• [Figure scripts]
* * * * * * *
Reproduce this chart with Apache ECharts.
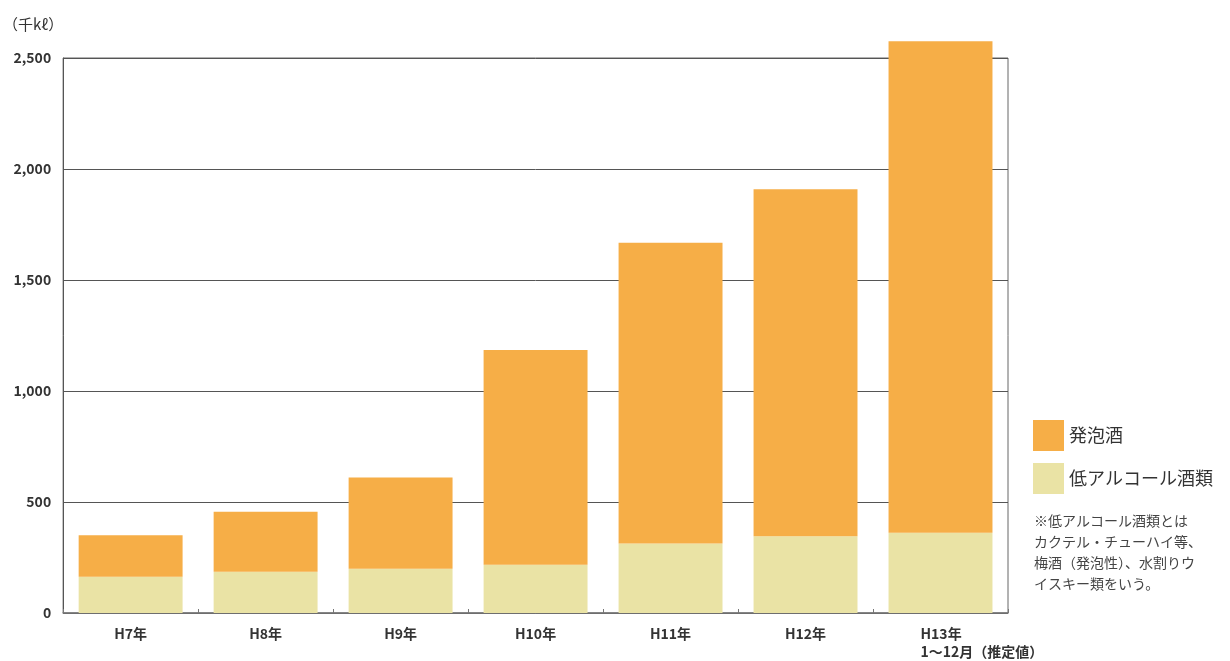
<!DOCTYPE html>
<html>
<head>
<meta charset="utf-8">
<script src="https://cdn.jsdelivr.net/npm/echarts@6/dist/echarts.min.js"></script>
<style>
  html, body { margin: 0; padding: 0; background: #fff; }
  #chart { width: 1230px; height: 661px; }
</style>
</head>
<body>
<div id="chart"></div>
<script>
// 年度別の課税移出数量（千kℓ）
const categories = ['H7年', 'H8年', 'H9年', 'H10年', 'H11年', 'H12年', 'H13年\n1〜12月（推定値）'];
const lowAlcohol = [163, 186, 199, 217, 313, 346, 361];       // 低アルコール酒類
const happoshu = [187, 270, 411, 968, 1355, 1563, 2214];       // 発泡酒
const yTicks = [0, 500, 1000, 1500, 2000, 2500];

const FONT = '"Noto Sans CJK JP", "Noto Sans", sans-serif';
const ORANGE = '#F6AE47';
const PALE = '#EAE3A5';
const last = categories.length - 1;

const chart = echarts.init(document.getElementById('chart'), null, { renderer: 'canvas' });

chart.setOption({
  backgroundColor: '#ffffff',
  animation: false,
  textStyle: { fontFamily: FONT },
  grid: {
    left: 63, right: 222, top: 58, bottom: 47.5,
    show: true, borderColor: '#666', borderWidth: 1
  },
  legend: {
    orient: 'vertical',
    left: 1033, top: 420,
    padding: 0,
    itemWidth: 31, itemHeight: 31, itemGap: 12,
    icon: 'rect',
    data: ['発泡酒', '低アルコール酒類'],
    textStyle: { fontSize: 18, color: '#333', fontFamily: FONT },
    selectedMode: false
  },
  xAxis: {
    type: 'category',
    data: categories.map((c, i) => i === last ? { value: c, textStyle: { width: 40, overflow: 'none' } } : c),
    axisLine: { show: true, lineStyle: { color: '#777', width: 1.5 } },
    axisTick: { show: true, inside: true, interval: 0, length: 4, lineStyle: { color: '#777' } },
    axisLabel: {
      interval: 0,
      margin: 12,
      fontSize: 14, fontWeight: 'bold', color: '#333', fontFamily: FONT, lineHeight: 18,
      formatter: (v, i) => i === last ? '{l|' + v + '}' : v,
      rich: {
        l: { align: 'left', fontSize: 14, fontWeight: 'bold', color: '#333', fontFamily: FONT, lineHeight: 18 }
      }
    },
    splitLine: { show: false }
  },
  yAxis: {
    type: 'value',
    min: 0, max: yTicks[yTicks.length - 1], interval: 500,
    name: '（千kℓ）',
    nameLocation: 'end',
    nameGap: 26,
    nameTextStyle: { fontSize: 15, color: '#333', fontFamily: FONT, align: 'right', padding: [0, 0, 0, 0] },
    axisLine: { show: true, lineStyle: { color: '#555', width: 1 } },
    axisTick: { show: false },
    axisLabel: {
      margin: 12, fontSize: 14, fontWeight: 'bold', color: '#333', fontFamily: FONT,
      formatter: v => v.toLocaleString('en-US')
    },
    splitLine: { show: true, lineStyle: { color: '#555', width: 1 } }
  },
  series: [
    {
      name: '低アルコール酒類',
      type: 'bar',
      stack: 'total',
      data: lowAlcohol,
      barWidth: '77%',
      clip: false,
      itemStyle: { color: PALE }
    },
    {
      name: '発泡酒',
      type: 'bar',
      stack: 'total',
      data: happoshu,
      barWidth: '77%',
      clip: false,
      itemStyle: { color: ORANGE }
    }
  ],
  graphic: [
    {
      type: 'text',
      left: 1034, top: 510,
      style: {
        text: '※低アルコール酒類とは\nカクテル・チューハイ等、\n梅酒（発泡性）、水割りウ\nイスキー類をいう。',
        fontSize: 14, lineHeight: 21, fill: '#444', fontFamily: FONT
      }
    }
  ]
});
</script>
</body>
</html>
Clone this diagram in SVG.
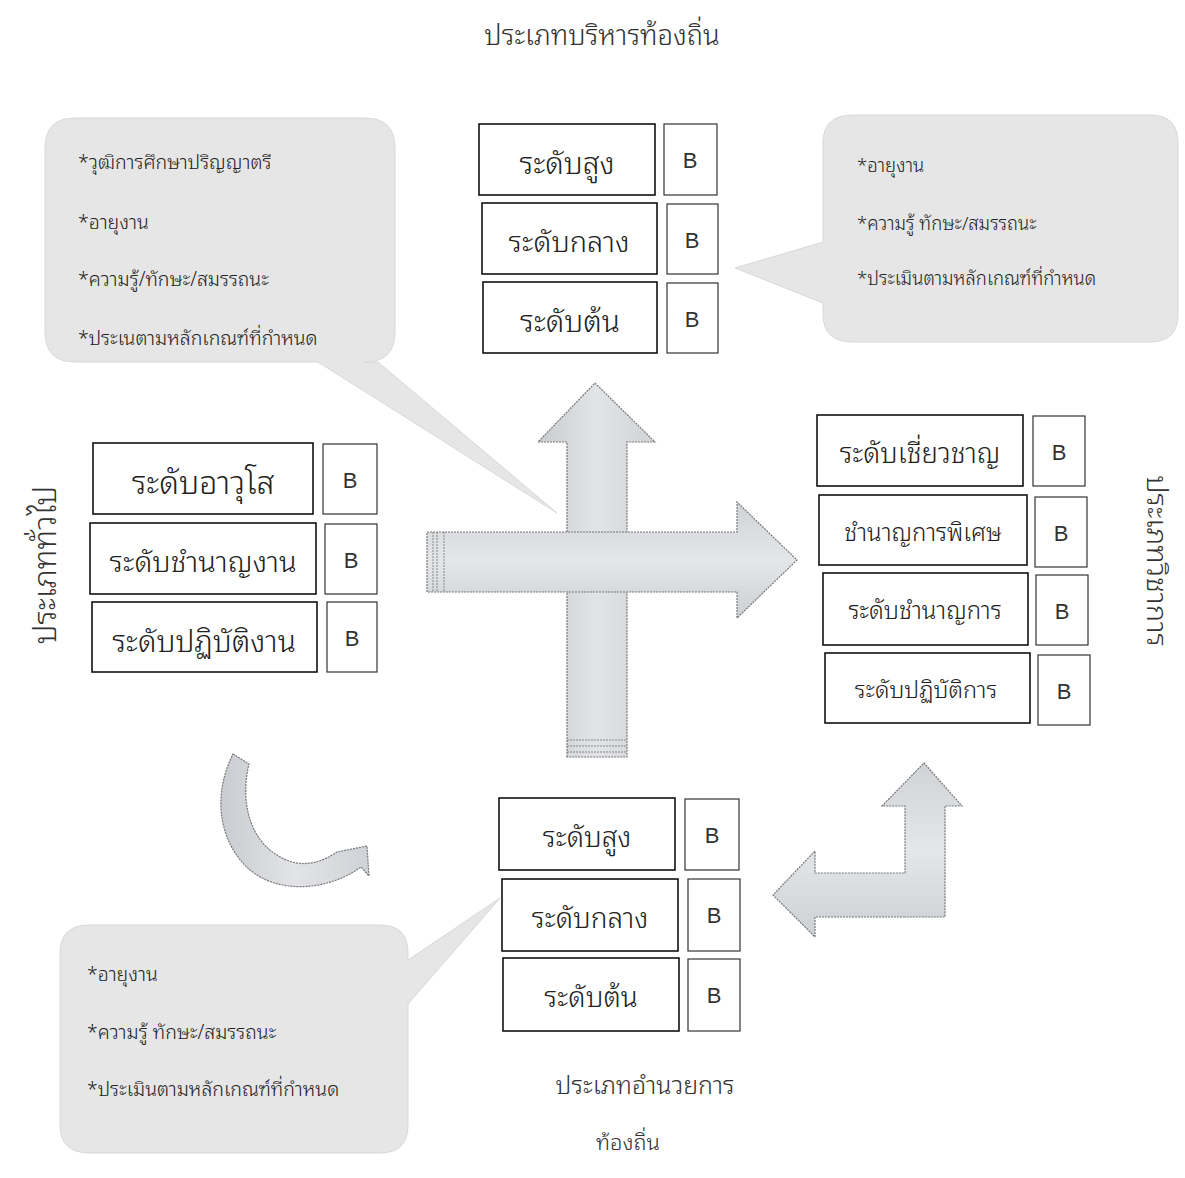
<svg xmlns="http://www.w3.org/2000/svg" width="1185" height="1178" viewBox="0 0 1185 1178">
<style>
.th{font-family:"Noto Sans Thai Looped","Noto Sans Thai","Noto Sans","Liberation Sans",sans-serif;fill:#222;font-weight:300}
.lbl{font-size:30px;text-anchor:middle;dominant-baseline:central}
.b{font-family:"Liberation Sans",Arial,sans-serif;font-size:22px;fill:#333;text-anchor:middle;dominant-baseline:central}
.ttl{font-size:27.5px;text-anchor:middle;dominant-baseline:central;fill:#333}
.note{font-size:19.5px;dominant-baseline:central}
.box{fill:#fff;stroke:#111;stroke-width:1.6}
.bbox{fill:#fff;stroke:#333;stroke-width:1.2}
.call{fill:#e6e6e6;stroke:#d8d8d8;stroke-width:1}
.arr{fill:url(#g1);stroke:#777;stroke-width:1.2;stroke-dasharray:2 1}
.arr2{fill:url(#g2);stroke:#777;stroke-width:1.2;stroke-dasharray:2 1}
</style>
<defs>
<linearGradient id="g1" x1="0" y1="0" x2="1" y2="0">
<stop offset="0" stop-color="#c9ccd0"/><stop offset="0.5" stop-color="#e2e4e7"/><stop offset="1" stop-color="#cfd2d6"/>
</linearGradient>
<linearGradient id="g2" x1="0" y1="0" x2="0" y2="1">
<stop offset="0" stop-color="#d0d3d7"/><stop offset="0.5" stop-color="#e4e6e8"/><stop offset="1" stop-color="#cdd0d4"/>
</linearGradient>
</defs>
<rect width="1185" height="1178" fill="#fff"/>

<!-- titles -->
<g id="title-top"><text class="th ttl" x="602" y="33">ประเภทบริหารท้องถิ่น</text></g>
<g id="title-bottom"><text class="th ttl" x="645" y="1083" style="font-size:25px">ประเภทอำนวยการ</text><text class="th ttl" x="628" y="1140" style="font-size:22px">ท้องถิ่น</text></g>
<g id="title-left"><text class="th ttl" transform="translate(42,565) rotate(-90)" style="font-size:31px">ประเภททั่วไป</text></g>
<g id="title-right"><text class="th ttl" transform="translate(1160,561) rotate(90)" style="font-size:29px">ประเภทวิชาการ</text></g>

<!-- callouts -->
<g id="callout-topleft">
<path class="call" d="M75,118 H365 Q395,118 395,148 V332 Q395,362 365,362 H378 L557,513 L318,362 H75 Q45,362 45,332 V148 Q45,118 75,118 Z"/>
<text class="th note" x="78" y="160">*วุฒิการศึกษาปริญญาตรี</text>
<text class="th note" x="78" y="220">*อายุงาน</text>
<text class="th note" x="78" y="277">*ความรู้/ทักษะ/สมรรถนะ</text>
<text class="th note" x="78" y="336">*ประเนตามหลักเกณฑ์ที่กำหนด</text>
</g>
<g id="callout-topright">
<path class="call" d="M853,115 H1150 Q1178,115 1178,143 V314 Q1178,342 1150,342 H853 Q823,342 823,314 V303 L735,268 L823,242 V143 Q823,115 853,115 Z"/>
<text class="th note" x="857" y="163" style="font-size:18.5px">*อายุงาน</text>
<text class="th note" x="857" y="221" style="font-size:18.5px">*ความรู้ ทักษะ/สมรรถนะ</text>
<text class="th note" x="857" y="276" style="font-size:18.5px">*ประเมินตามหลักเกณฑ์ที่กำหนด</text>
</g>
<g id="callout-bottomleft">
<path class="call" d="M90,925 H380 Q408,925 408,953 V960 L500,898 L408,1004 V1125 Q408,1153 380,1153 H90 Q60,1153 60,1125 V953 Q60,925 90,925 Z"/>
<text class="th note" x="87" y="972">*อายุงาน</text>
<text class="th note" x="87" y="1030">*ความรู้ ทักษะ/สมรรถนะ</text>
<text class="th note" x="87" y="1087">*ประเมินตามหลักเกณฑ์ที่กำหนด</text>
</g>

<!-- connectors (arrows) -->
<g id="connectors">
<path class="arr" d="M567,757 V442 H538 L595,383 L655,442 H627 V757 Z"/>
<g stroke="#888" stroke-width="1" stroke-dasharray="2 1"><line x1="567" y1="740" x2="627" y2="740"/><line x1="567" y1="746" x2="627" y2="746"/><line x1="567" y1="752" x2="627" y2="752"/></g>
<path class="arr2" d="M427,532 H737 V502 L797,560 L737,618 V592 H427 Z"/>
<g stroke="#888" stroke-width="1" stroke-dasharray="2 1"><line x1="433" y1="532" x2="433" y2="592"/><line x1="437" y1="532" x2="437" y2="592"/><line x1="444" y1="532" x2="444" y2="592"/></g>
<path class="arr" d="M233,754 L249,764 C240,800 248,848 292,862 C308,866 322,862 337,852 L367,846 L369,876 L361,867 C330,890 280,895 250,870 C222,846 210,800 233,754 Z"/>
<path class="arr2" d="M905,917 H815 V937 L773,895 L815,851 V873 H905 V806 H882 L924,763 L962,806 H945 V917 Z"/>
</g>

<!-- top group -->
<g id="top-high"><rect class="box" x="479" y="124" width="176" height="71"/><text class="th lbl" x="567" y="160">ระดับสูง</text></g>
<g id="top-high-b"><rect class="bbox" x="664" y="124" width="53" height="71"/><text class="b" x="690" y="160">B</text></g>
<g id="top-mid"><rect class="box" x="482" y="203" width="175" height="71"/><text class="th lbl" x="569" y="239" style="font-size:29px">ระดับกลาง</text></g>
<g id="top-mid-b"><rect class="bbox" x="667" y="204" width="51" height="70"/><text class="b" x="692" y="240">B</text></g>
<g id="top-low"><rect class="box" x="483" y="282" width="174" height="71"/><text class="th lbl" x="570" y="318">ระดับต้น</text></g>
<g id="top-low-b"><rect class="bbox" x="667" y="283" width="51" height="70"/><text class="b" x="692" y="319">B</text></g>

<!-- left group -->
<g id="left-1"><rect class="box" x="93" y="443" width="220" height="71"/><text class="th lbl" x="203" y="479" style="font-size:32px">ระดับอาวุโส</text></g>
<g id="left-1-b"><rect class="bbox" x="323" y="444" width="54" height="70"/><text class="b" x="350" y="480">B</text></g>
<g id="left-2"><rect class="box" x="90" y="523" width="226" height="71"/><text class="th lbl" x="203" y="559" style="font-size:29px">ระดับชำนาญงาน</text></g>
<g id="left-2-b"><rect class="bbox" x="325" y="524" width="52" height="70"/><text class="b" x="351" y="560">B</text></g>
<g id="left-3"><rect class="box" x="92" y="602" width="225" height="70"/><text class="th lbl" x="204" y="638">ระดับปฏิบัติงาน</text></g>
<g id="left-3-b"><rect class="bbox" x="327" y="602" width="50" height="70"/><text class="b" x="352" y="638">B</text></g>

<!-- right group -->
<g id="right-1"><rect class="box" x="817" y="415" width="206" height="71"/><text class="th lbl" x="920" y="451" style="font-size:27.5px">ระดับเชี่ยวชาญ</text></g>
<g id="right-1-b"><rect class="bbox" x="1033" y="416" width="52" height="70"/><text class="b" x="1059" y="452">B</text></g>
<g id="right-2"><rect class="box" x="819" y="495" width="208" height="70"/><text class="th lbl" x="923" y="530" style="font-size:24px">ชำนาญการพิเศษ</text></g>
<g id="right-2-b"><rect class="bbox" x="1035" y="497" width="52" height="70"/><text class="b" x="1061" y="533">B</text></g>
<g id="right-3"><rect class="box" x="823" y="573" width="205" height="72"/><text class="th lbl" x="925" y="608" style="font-size:24px">ระดับชำนาญการ</text></g>
<g id="right-3-b"><rect class="bbox" x="1036" y="575" width="52" height="70"/><text class="b" x="1062" y="611">B</text></g>
<g id="right-4"><rect class="box" x="825" y="653" width="205" height="70"/><text class="th lbl" x="926" y="687" style="font-size:23.5px">ระดับปฏิบัติการ</text></g>
<g id="right-4-b"><rect class="bbox" x="1038" y="655" width="52" height="70"/><text class="b" x="1064" y="691">B</text></g>

<!-- bottom group -->
<g id="bot-high"><rect class="box" x="499" y="798" width="176" height="72"/><text class="th lbl" x="587" y="834" style="font-size:28px">ระดับสูง</text></g>
<g id="bot-high-b"><rect class="bbox" x="685" y="799" width="54" height="71"/><text class="b" x="712" y="835">B</text></g>
<g id="bot-mid"><rect class="box" x="502" y="879" width="176" height="72"/><text class="th lbl" x="590" y="915" style="font-size:28px">ระดับกลาง</text></g>
<g id="bot-mid-b"><rect class="bbox" x="688" y="879" width="52" height="72"/><text class="b" x="714" y="915">B</text></g>
<g id="bot-low"><rect class="box" x="503" y="958" width="176" height="73"/><text class="th lbl" x="591" y="994" style="font-size:28px">ระดับต้น</text></g>
<g id="bot-low-b"><rect class="bbox" x="688" y="959" width="52" height="72"/><text class="b" x="714" y="995">B</text></g>
</svg>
* * * * * * *
• [Short exercise]
Without any pictures, reproduce the lines from the first one in the material through the line that has "const yTicks = [0, 500, 1000, 1500, 2000, 2500];", exactly as they appear.

• [Reply]
Reproduce this chart with Apache ECharts.
<!DOCTYPE html>
<html>
<head>
<meta charset="utf-8">
<script src="https://cdn.jsdelivr.net/npm/echarts@6/dist/echarts.min.js"></script>
<style>
  html, body { margin: 0; padding: 0; background: #fff; }
  #chart { width: 1230px; height: 661px; }
</style>
</head>
<body>
<div id="chart"></div>
<script>
// 年度別の課税移出数量（千kℓ）
const categories = ['H7年', 'H8年', 'H9年', 'H10年', 'H11年', 'H12年', 'H13年\n1〜12月（推定値）'];
const lowAlcohol = [163, 186, 199, 217, 313, 346, 361];       // 低アルコール酒類
const happoshu = [187, 270, 411, 968, 1355, 1563, 2214];       // 発泡酒
const yTicks = [0, 500, 1000, 1500, 2000, 2500];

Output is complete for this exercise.